To support students in their familiarization with new ways of performing as well as to address positively the likely initial emotional destabilization, teachers need to provide students with a holding environment that entails a balanced system of challenges and supports, generating a context of trust and striving for the creation of authentic relationships with their students (Brady, 2014; Cranton, 2002). This highlights the social nature of any kind of learning process and hopefully reminds us that teaching could be conceived as a fine-tuning art aimed at supporting students’ holistic development.

By Gloria Nogueiras

References
Brady, L. (2014). Relationship, relationship and relationship in teaching / learning. Educational Practice and Theory 36(2), 27-34. doi: 10.7459/ept/36.2.03

Cranton, P. (2002). Teaching for transformation. New Directions for Adult and Continuing Education, 93, 63-72. doi: 10.1002/ace.50

Formenti, L., & Dirkx, J. (2014). A dialogical reframing. Journal of Transformative Education, 12(2), 123–133. doi: 10.1177/1541344614554508

Grow, G. (1991). Teaching learners to be self-directed. Adult Education Quarterly, 41(3), 125- 149. doi: 10.1177/0001848191041003001

Keeney, B. P. (1983). Aesthetics of change. New York: Guilford.

Kegan, R. (1994). In over our heads: the mental demands of modern life. Cambridge: Harvard University Press.

Kegan, R., & Lahey, L. L. (2009). Immunity to change: How to overcome it and unlock potential in yourself and your organization. Boston, MA: Harvard Business Press.
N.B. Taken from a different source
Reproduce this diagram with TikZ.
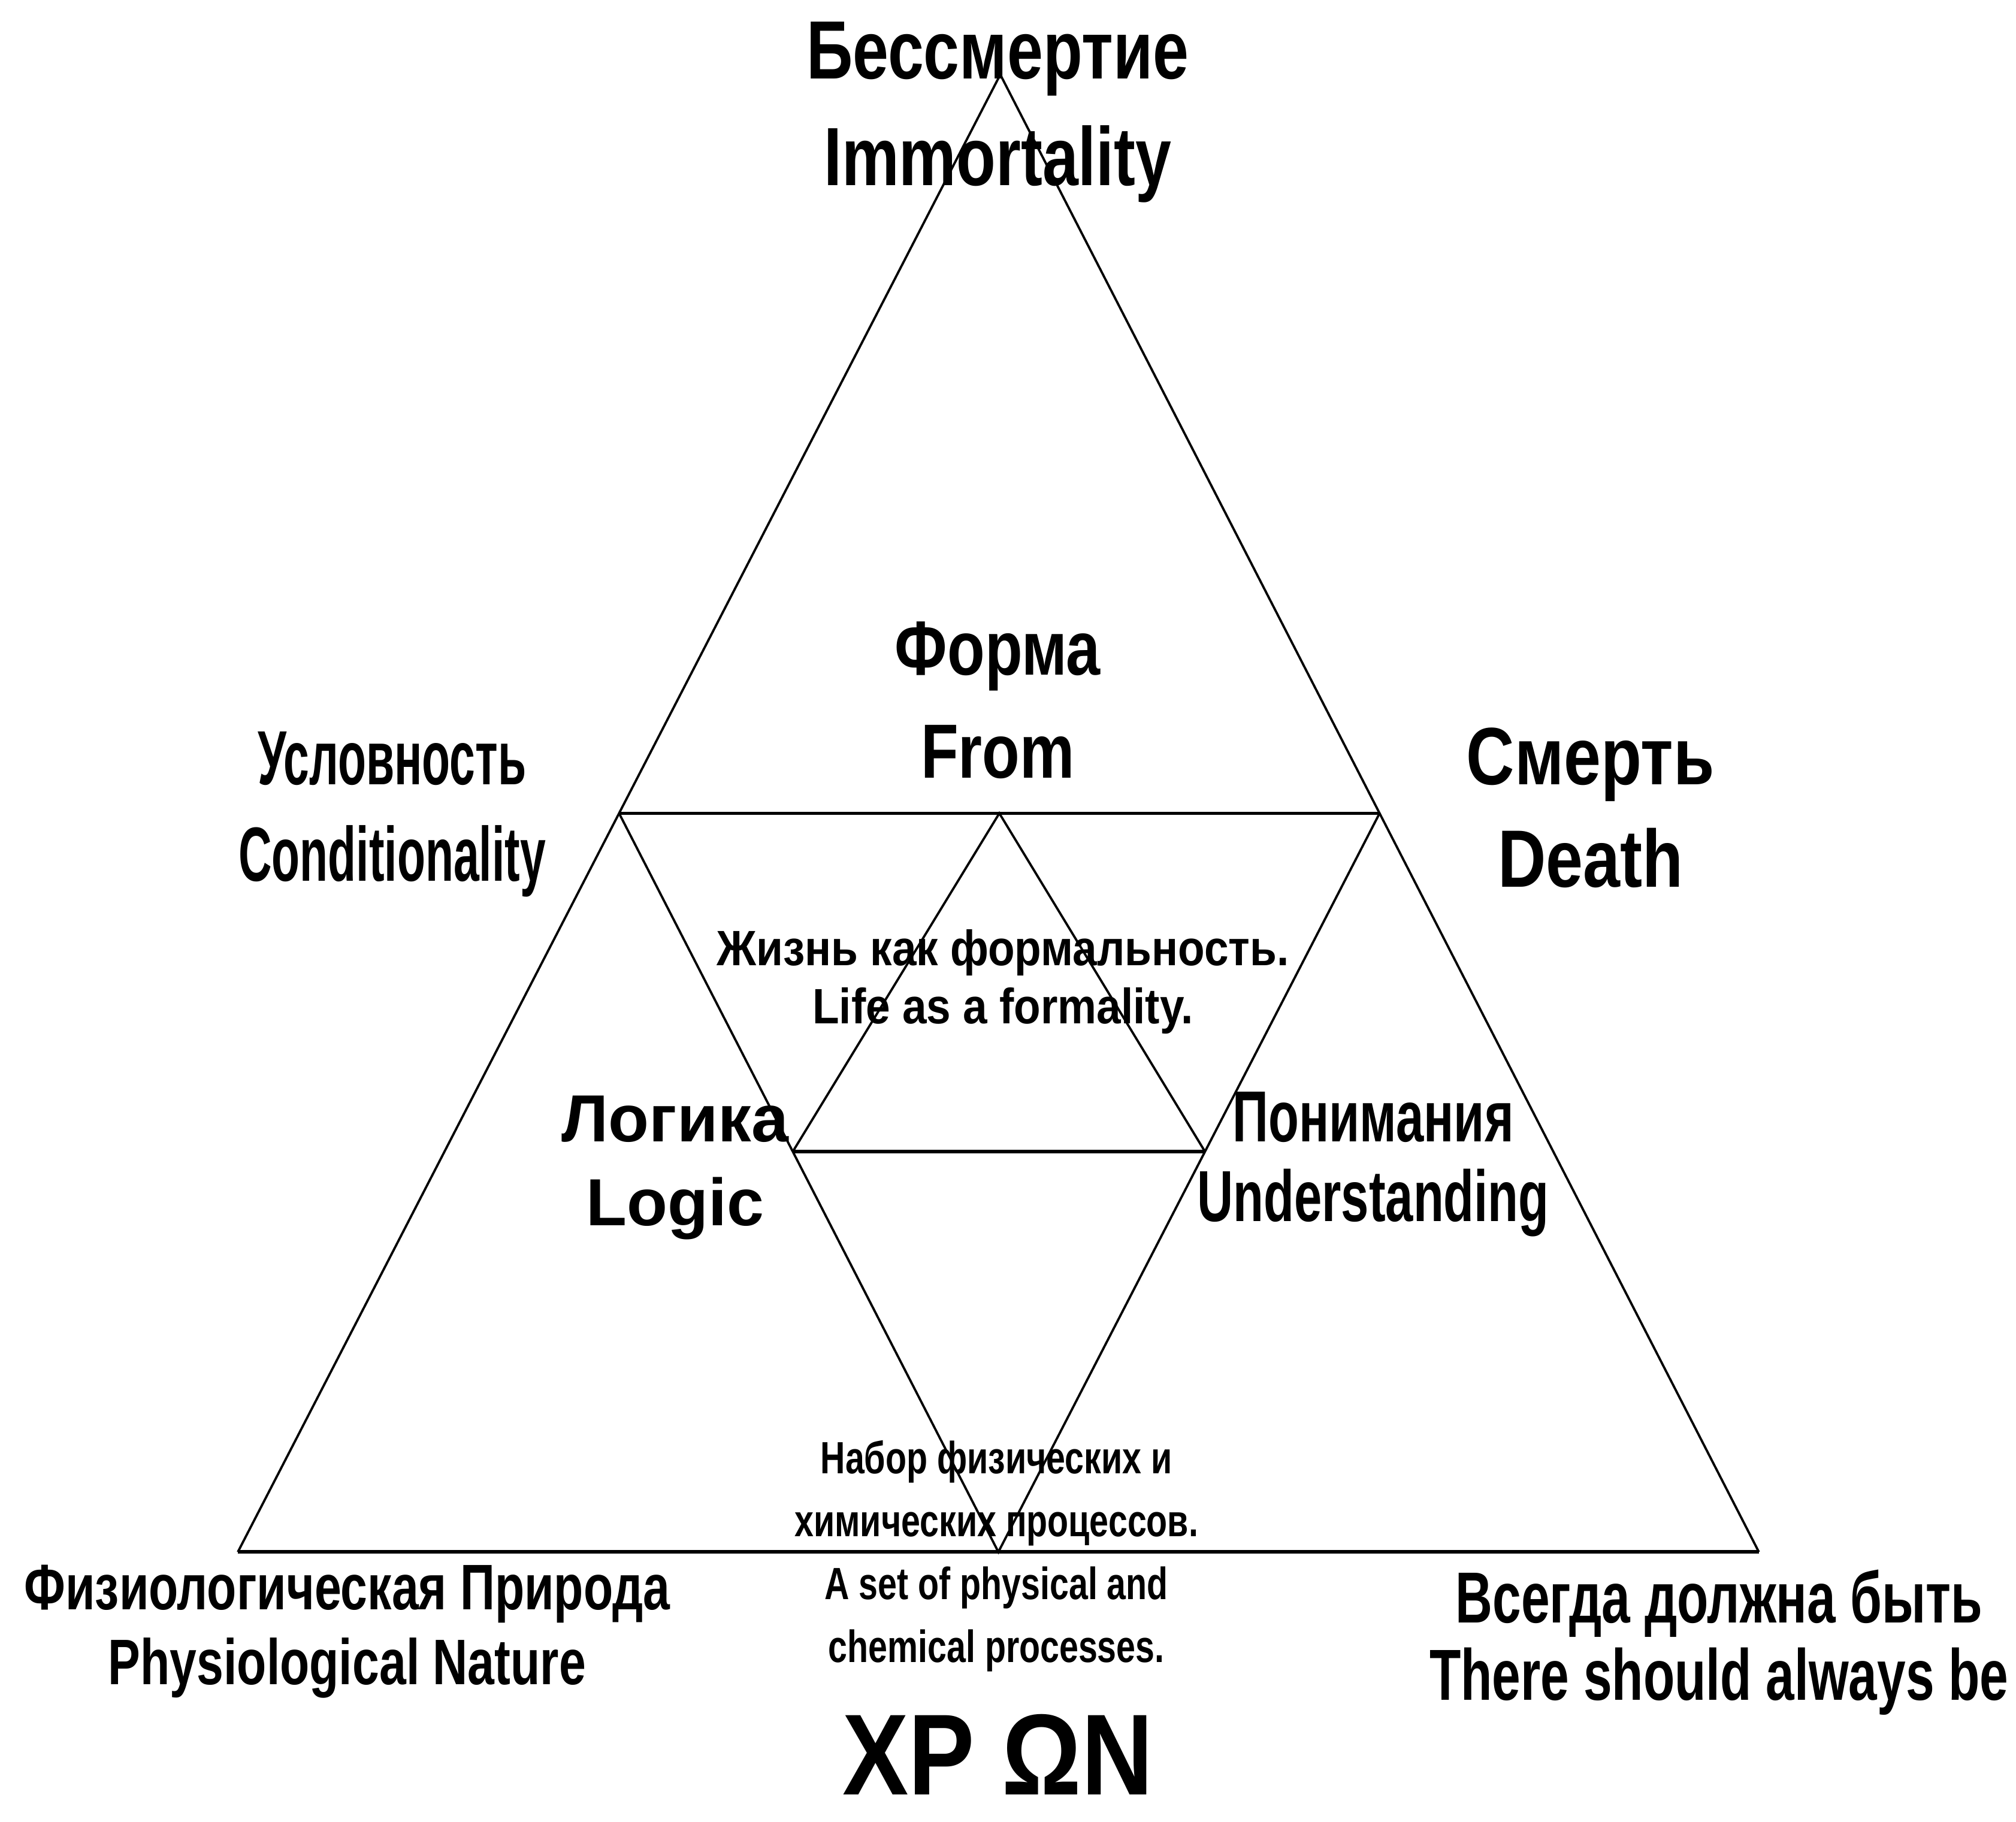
\documentclass[tikz,border=0pt]{standalone}
\usepackage{fontspec}
\setmainfont{Liberation Sans}
\usetikzlibrary{calc}
\newcommand\lblfont[3]{\fontsize{#2pt}{#3pt}\selectfont\bfseries\addfontfeature{FakeStretch=#1}}
\tikzset{
  txt/.style n args={3}{font=\lblfont{#1}{#2}{#3}, align=center, inner sep=0pt, anchor=base},
  side/.style={line width=1pt},
  flat/.style={line width=1.5pt}
}

\begin{document}
\begin{tikzpicture}[x=0.02cm, y=-0.02cm]
\useasboundingbox (0,0) rectangle (1568,1417);
% Corners
\coordinate (top) at (778,58);
\coordinate (left) at (185,1207);
\coordinate (right) at (1368,1207);
\coordinate (midL) at ($(top)!0.5!(left)$);
\coordinate (midR) at ($(top)!0.5!(right)$);
\coordinate (midB) at ($(left)!0.5!(right)$);
\coordinate (midT) at ($(midL)!0.5!(midR)$);
\coordinate (cutL) at ($(midL)!0.458!(midB)$);
\coordinate (cutR) at ($(midR)!0.458!(midB)$);

% Labels (placed at the baseline of their last line)
\node (immortal) [txt={0.78}{36.6}{47.2}] at (776,144) {Бессмертие\\Immortality};
\node (form) [txt={0.8}{34}{45.5}] at (776,605) {Форма\\From};
\node (cond) [txt={0.6}{34}{42.7}] at (305,685) {Условность\\Conditionality};
\node (death) [txt={0.82}{36}{45.5}] at (1237,690) {Смерть\\Death};
\node (life) [txt={0.88}{22}{25.6}] at (780,796) {Жизнь как формальность.\\Life as a formality.};
\node (logic) [txt={1}{29.5}{37}] at (525,953) {Логика\\Logic};
\node (underst) [txt={0.69}{32}{35.3}] at (1068,950) {Понимания\\Understanding};
\node (process) [txt={0.76}{20}{27.9}] at (775,1293) {Набор физических и\\химических процессов.\\A set of physical and\\chemical processes.};
\node (nature) [txt={0.75}{28.5}{33}] at (270,1310) {Физиологическая Природа\\Physiological Nature};
\node (always) [txt={0.71}{32}{34}] at (1337,1322) {Всегда должна быть\\There should always be};
\node (chron) [txt={0.86}{51}{60}] at (776,1396) {XP ΩN};

% Triangles
\draw[side] (left) -- (top) -- (right);
\draw[flat] (left) -- (right);
\draw[side] (midL) -- (midB) -- (midR);
\draw[flat] (midL) -- (midR);
\draw[side] (cutL) -- (midT) -- (cutR);
\draw[flat] (cutL) -- (cutR);
\end{tikzpicture}
\end{document}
Mälkki, K. (2010). Building on Mezirow’s theory of transformative learning: Theorizing the challenges to reflection. Journal of Transformative Education , 8(1), 42–62. doi: 10.1177/1541344611403315

Piaget, J. (1985). The equilibrium of cognitive structures : The central problem of intellectual development. Chicago: University of Chicago Press (original work published in 1975).

Van Rossum, E.J., & Hamer, R. (2010). The meaning of learning and knowing. Rotterdam: Sense Publisher.